For years, politicians across the spectrum have touted “tax simplification” as one of their reform goals. Many have gone so far as to claim that most Americans should be able to file their annual tax returns “on a postcard.” For just as many years, I have laughed in their faces, but now they claim we will be able to do exactly that next year. I decided to grade myself on the various negative predictions I made about the possibility of a shortened Form 1040 resulting in tax simplification.
While nothing is finalized yet, a preliminary draft was released this past week, and today we are taking a look at the veracity of this “postcard tax form” concept. One of my first questions was, very simply, “People still file paper returns?” For years IRS has been encouraging Americans to file their annual obligations electronically, and most of us do exactly that. File size has become pretty much irrelevant. Complexity is what (still) matters.
For those taxpayers who still send paper returns to the IRS, my next question is simple; “Do you want to file your 1040 in an envelope, or would you rather let the world see your name, address, Social Security Number, and signature?” So, is a postcard placed in an envelope still a postcard?
What will filers of the new 2018 Form 1040 actually find? The 1040 itself, which is currently 2 pages long and single-sided, will next year be a 2-sided form, ½-page large. More than half of the current 78 line items on today’s 1040 are being cut for 2018. A good start, perhaps?
At this point, it may help to remember two changes from the Tax Cuts and Jobs Act of 2017. First, the new Standard Deduction is large enough that many people who were previously itemizing deductions will no longer do so. However, we also discovered that the 2017 changes actually increased complexity for taxpayers who are not able (for whatever reason) to use the new shorter Form 1040.
In Congressional zeal to make the new 1040 Form fit on a half-page, certain items were deleted from the form. These include a few so-called “above the line” deductions such as student loan interest and teaching supplies. What if you are able to claim any of these reductions to income? Not to worry, there are six additional accompanying worksheets, some or all of which you will also have to stuff into your envelope.
But wait – we’re not done yet. What about other forms of income besides wages, salaries & tips, Social Security benefits, interest, dividends, and retirement income? Never fear, there are supplementary forms and schedules for those, as well. The envelope is getting thicker.
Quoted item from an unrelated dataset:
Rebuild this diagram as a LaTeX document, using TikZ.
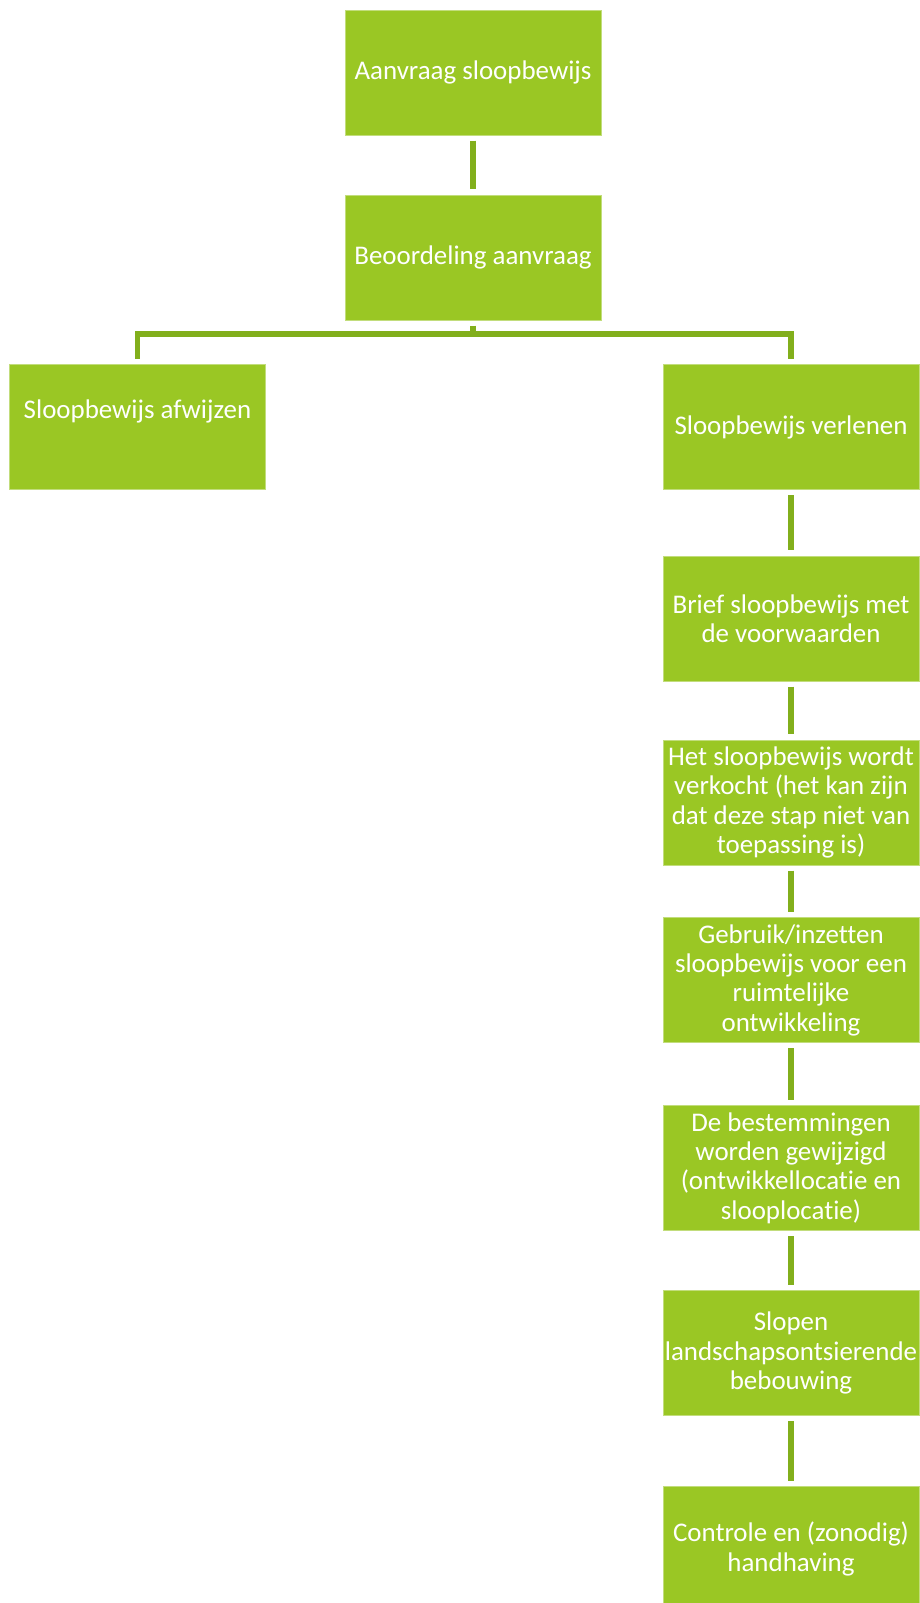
\documentclass[tikz,border=0pt]{standalone}
\usepackage{fontspec}
\setmainfont{Carlito}[Ligatures={NoCommon}]
\usepackage{tikz}
\usetikzlibrary{calc}

\definecolor{boxgreen}{RGB}{154,199,36}
\definecolor{linegreen}{RGB}{130,175,28}

\begin{document}
\begin{tikzpicture}[x=0.75pt,y=-0.75pt]
            \tikzstyle{stepbox}=[rectangle,fill=boxgreen,draw=boxgreen!60!white,line width=0.6pt,text=white,minimum width=192pt,minimum height=93.75pt,inner xsep=0.5pt,inner ysep=2pt,align=center,font=\fontsize{20.2}{22}\selectfont];
            \tikzstyle{link}=[draw=linegreen,line width=4.2pt,shorten <=4pt,shorten >=4pt];
            \fill[white] (0,0) rectangle (920,1603);
            \useasboundingbox (0,0) rectangle (920,1603);
            \node[stepbox] (aanvraag) at (473,72.5) {Aanvraag sloopbewijs};
            \node[stepbox] (beoordeling) at (473,257.5) {Beoordeling aanvraag};
            \node[stepbox,text height=15pt,text depth=27.5pt] (afwijzen) at (137.5,427) {Sloopbewijs afwijzen};
            \node[stepbox] (verlenen) at (791,427) {Sloopbewijs verlenen};
            \node[stepbox] (brief) at (791,618.5) {Brief sloopbewijs met\\de voorwaarden};
            \node[stepbox] (verkoop) at (791,802.5) {Het sloopbewijs wordt\\verkocht (het kan zijn\\dat deze stap niet van\\toepassing is)};
            \node[stepbox] (gebruik) at (791,980) {Gebruik/inzetten\\sloopbewijs voor een\\ruimtelijke\\ontwikkeling};
            \node[stepbox] (bestemming) at (791,1168) {De bestemmingen\\worden gewijzigd\\(ontwikkellocatie en\\slooplocatie)};
            \node[stepbox] (slopen) at (791,1353) {Slopen\\landschapsontsierende\\bebouwing};
            \node[stepbox] (controle) at (791,1549) {Controle en (zonodig)\\handhaving};
            \coordinate (split) at (473,334);
            \draw[link] (aanvraag) -- (beoordeling);
            \draw[link,shorten >=0pt] (beoordeling.south) -- (split);
            \draw[link,shorten <=0pt] (split) -| (afwijzen.north);
            \draw[link,shorten <=0pt] (split) -| (verlenen.north);
            \foreach \a/\b in {verlenen/brief,brief/verkoop,verkoop/gebruik,gebruik/bestemming,bestemming/slopen,slopen/controle} \draw[link] (\a) -- (\b);
            \end{tikzpicture}
\end{document}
What other items will require further forms to be filed? These include:
- Business income
- Capital Gains
- Sub-S business income
- Sole proprietorship income
- Partnership income
- Child care tax credits
- Retirement savings tax credits
- Retirement savings contributions
The new form is intended to replace the existing 1040, the 1040A, and the 1040EZ. That, in itself, does nothing to reduce complexity. Further, more taxpayers are expected to file paper returns for tax year 2018, delaying their refunds and increasing costs to the IRS (taxpayers).
What is the bottom line on my prognostications? First, I gave myself a B+ for calling the “postcard form” mostly smoke and mirrors. For taxpayers with uncomplicated financial situations, many will be able to use the new Form 1040 and claim the higher Standard Deduction. That, however, was brought to you by the Tax Cuts and Jobs Act, not through the form redesign. In short, I fail to see any benefit from the alleged “postcard-sized tax form.”
Come to think of it, I should change my grade to A-.